14 January 2009

If you can keep your head while all about you are ...

then damn it girl friend you are the charge nurse.

It was quite the day yesterday at work and it always amazes me how a simple concept of too many patients, not enough beds confuses people. I tried using simple statements such as .... 'we don't have any beds' when the OR, ER, ICU called with admits. I tried using childhood logic ... 'too many people at the party, not enough chairs'. Hell I even tried, "Look it ain't my fault you guys schedule 11 surgical cases one day, 8 the next and then wonder why there are no beds with 37 inpatients on a 40 bed unit? I mean really folks, take off your freaking shoes and count your toes. It isn't gonna work." And they didn't seem to get it.
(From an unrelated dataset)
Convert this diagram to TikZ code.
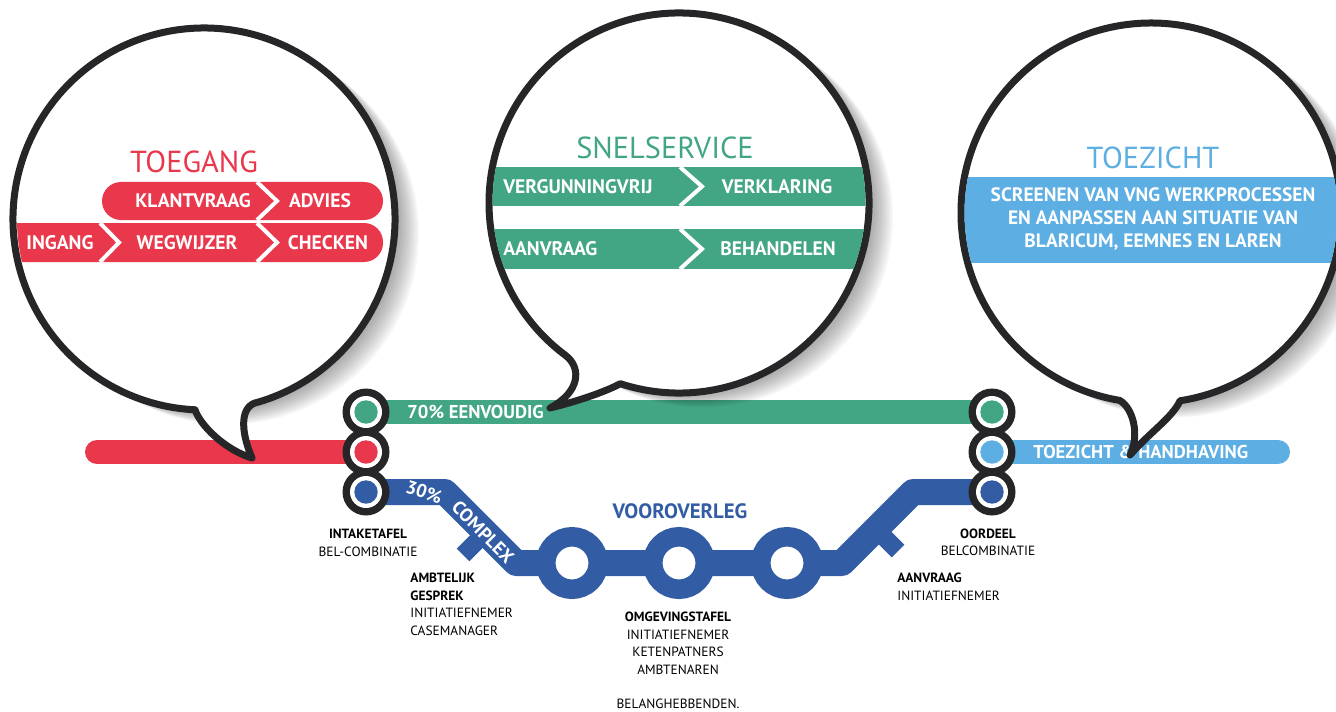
\documentclass[tikz,border=0pt]{standalone}
\usepackage{fontspec}
\setmainfont{PT Sans}
\usetikzlibrary{calc,backgrounds}

\definecolor{TgRed}{RGB}{233,55,75}
\definecolor{SsGreen}{RGB}{66,166,132}
\definecolor{TzBlue}{RGB}{93,174,227}
\definecolor{VoBlue}{RGB}{50,93,164}
\definecolor{Rim}{RGB}{38,38,40}

\tikzset{
  metro/.style={line width=12pt},
  dot/.style={circle, inner sep=0pt, minimum size=11.7pt},
  halte/.style={circle, draw=VoBlue, line width=9.75pt, fill=white, inner sep=0pt, minimum size=26.25pt},
  bubble/.style={draw=Rim, line width=3.5pt, fill=white, line join=round},
  band/.style={text=white, font=\bfseries\fontsize{9.8}{11}\selectfont, inner sep=0pt},
  chevron/.style={draw=white, line width=2pt},
  title/.style={font=\fontsize{15.2}{17}\selectfont, inner sep=0pt},
  caption/.style={font=\fontsize{6.7}{8.7}\selectfont, inner sep=0pt},
  linetext/.style={text=white, font=\bfseries\fontsize{9.3}{10}\selectfont, inner sep=0pt},
}

\begin{document}
\begin{tikzpicture}[x=0.5pt, y=-0.5pt]
\useasboundingbox (0,0) rectangle (1336,711);

% stations
\foreach \x in {366,992}
  \foreach \y in {412,452,492}
    \fill[Rim] (\x,\y) circle (23.5);
\foreach \x in {366,992}
  \foreach \y in {412,452,492}
    \fill[white] (\x,\y) circle (16);
\node (IntakeGreen) [dot, fill=SsGreen] at (366,412) {};
\node (IntakeRed) [dot, fill=TgRed] at (366,452) {};
\node (IntakeBlue) [dot, fill=VoBlue] at (366,492) {};
\node (OordeelGreen) [dot, fill=SsGreen] at (992,412) {};
\node (OordeelLight) [dot, fill=TzBlue] at (992,452) {};
\node (OordeelBlue) [dot, fill=VoBlue] at (992,492) {};

% vooroverleg
\node (Halte1) [halte] at (572,563) {};
\node (Halte2) [halte] at (679,563) {};
\node (Halte3) [halte] at (787,563) {};

\coordinate (RedStart) at (97,452);
\coordinate (LightEnd) at (1278,452);
\begin{scope}[on background layer]
  \draw[metro, TgRed, line cap=round] (RedStart) -- (IntakeRed.center);
  \draw[metro, SsGreen] (IntakeGreen.center) -- (OordeelGreen.center);
  \draw[metro, TzBlue, line cap=round] (OordeelLight.center) -- (LightEnd);
  \draw[metro, VoBlue, line width=13pt, line join=round] (IntakeBlue.center) -- (445,492) -- (516,563)
    -- (Halte1.center) -- (Halte2.center) -- (Halte3.center) -- (842,563) -- (913,492) -- (OordeelBlue.center);
  \draw[VoBlue, line width=9pt] (485,533) -- (463,555);
  \draw[VoBlue, line width=9pt] (876,529) -- (898,551);
\end{scope}

\node (Eenvoudig) [linetext, anchor=west] at (407,412) {70\% EENVOUDIG};
\node (Handhaving) [linetext, anchor=west] at (1033,452) {TOEZICHT \& HANDHAVING};
\node (Procent) [linetext, rotate=-18] at (424,492) {30\%};
\node (Complex) [linetext, rotate=-45] at (483,532) {COMPLEX};
\node (Vooroverleg) [font=\bfseries\fontsize{10.4}{12}\selectfont, text=VoBlue] at (680,511) {VOOROVERLEG};

% toegang
\foreach \s in {2,4,...,24}
  \fill[black, opacity=0.035] (204+\s,219+0.6*\s) circle (191);
\draw[bubble] ($(204,219)+(73.5:191)$) arc[start angle=73.5, end angle=-267.3, radius=191]
  .. controls (200,425) and (225,450) .. (252,458) .. controls (240,430) and (240,405) .. cycle;
\begin{scope}
  \clip (204,219) circle (187);
  \fill[TgRed, rounded corners=9.5pt] (102,182) rectangle (383,220);
  \fill[TgRed, rounded corners=9.5pt] (-20,223) rectangle (383,262);
  \draw[chevron] (257,182) -- (277,201) -- (257,220);
  \draw[chevron] (257,223) -- (277,242.5) -- (257,262);
  \draw[chevron] (100,223) -- (119,242.5) -- (100,262);
\end{scope}
\node (Toegang) [title, text=TgRed] at (194,162) {TOEGANG};
\node (Klantvraag) [band] at (193,201) {KLANTVRAAG};
\node (Advies) [band] at (320,201) {ADVIES};
\node (Ingang) [band] at (60,243) {INGANG};
\node (Wegwijzer) [band] at (187,243) {WEGWIJZER};
\node (Checken) [band] at (328,243) {CHECKEN};

% snelservice
\foreach \s in {2,4,...,24}
  \fill[black, opacity=0.035] (679+\s,203+0.6*\s) circle (190);
\draw[bubble] ($(679,203)+(108:190)$) arc[start angle=108, end angle=-233.3, radius=190]
  .. controls (582,368) and (580,392) .. (550,408) .. controls (575,402) and (605,392) .. cycle;
\begin{scope}
  \clip (679,203) circle (186.5);
  \fill[SsGreen] (480,167) rectangle (880,206);
  \fill[SsGreen] (480,229) rectangle (880,269);
  \draw[chevron] (680,167) -- (702,186.5) -- (680,206);
  \draw[chevron] (680,229) -- (702,249) -- (680,269);
\end{scope}
\node (Snelservice) [title, text=SsGreen] at (665,148) {SNELSERVICE};
\node (Vrij) [band, anchor=west] at (503,187) {VERGUNNINGVRIJ};
\node (Verklaring) [band] at (777,187) {VERKLARING};
\node (Aanvraag) [band, anchor=west] at (503,249) {AANVRAAG};
\node (Behandelen) [band] at (778,249) {BEHANDELEN};

% toezicht
\foreach \s in {2,4,...,24}
  \fill[black, opacity=0.035] (1151+\s,213+0.6*\s) circle (190);
\draw[bubble] ($(1151,213)+(81.2:190)$) arc[start angle=81.2, end angle=-260.5, radius=190]
  .. controls (1133,408) and (1140,435) .. (1130,455) .. controls (1150,432) and (1172,418) .. cycle;
\begin{scope}
  \clip (1151,213) circle (186.5);
  \fill[TzBlue] (950,177) rectangle (1350,263);
\end{scope}
\node (Toezicht) [title, text=TzBlue] at (1153,158) {TOEZICHT};
\node (Screenen) [band, font=\bfseries\fontsize{9.7}{11.5}\selectfont, align=center] at (1153,219)
  {SCREENEN VAN VNG WERKPROCESSEN\\EN AANPASSEN AAN SITUATIE VAN\\BLARICUM, EEMNES EN LAREN};

% captions
\node (Intake) [caption, align=center] at (368,543) {\textbf{INTAKETAFEL}\\BEL-COMBINATIE};
\node (Ambtelijk) [caption, align=left, anchor=north west] at (410,573)
  {\textbf{AMBTELIJK}\\\textbf{GESPREK}\\INITIATIEFNEMER\\CASEMANAGER};
\node (Omgeving) [caption, align=center, anchor=north] at (678,612)
  {\textbf{OMGEVINGSTAFEL}\\INITIATIEFNEMER\\KETENPATNERS\\AMBTENAREN\\[8.7pt]BELANGHEBBENDEN.};
\node (Oordeel) [caption, align=center] at (988,542) {\textbf{OORDEEL}\\BELCOMBINATIE};
\node (Indiening) [caption, align=left, anchor=north west] at (897,573)
  {\textbf{AANVRAAG}\\INITIATIEFNEMER};
\end{tikzpicture}
\end{document}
Then there were the caregivers. How far can you stretch the care? How far can you stretch the nerves, the emotions and the simple backbreaking work that is health care today? By the time the day was over people who work with each other every day, people who genuinely care about each other were snapping and sniping. And worse yet, yelling at the charge nurse. It's difficult to keep everyone on an even keel, salving frazzled nerves, directing incoming and outgoing patient traffic. And then having 'the kids' yell ....

It was a day fraught with emotions. The sadness of an elderly woman who lost her husband of 60+ years, begging him to live. We sat at the nursing station and cried. The joy of booting an obnoxious patient out the door and sending her home to where she belongs. We stood at the window and waved her goodbye. The comfort of doggie kisses and hugs from the pet therapy hounds. We can sense the presence of a dog at 100 yards. The excitement of two codes and watching patients with new joints walk the floors.

And when the day was over and I handed off the book (and patients) to the incoming charge nurse I thought that all in all we'd survived and more than that we'd kept our heads when all about us were loosing theirs ... and that made us a great group of women.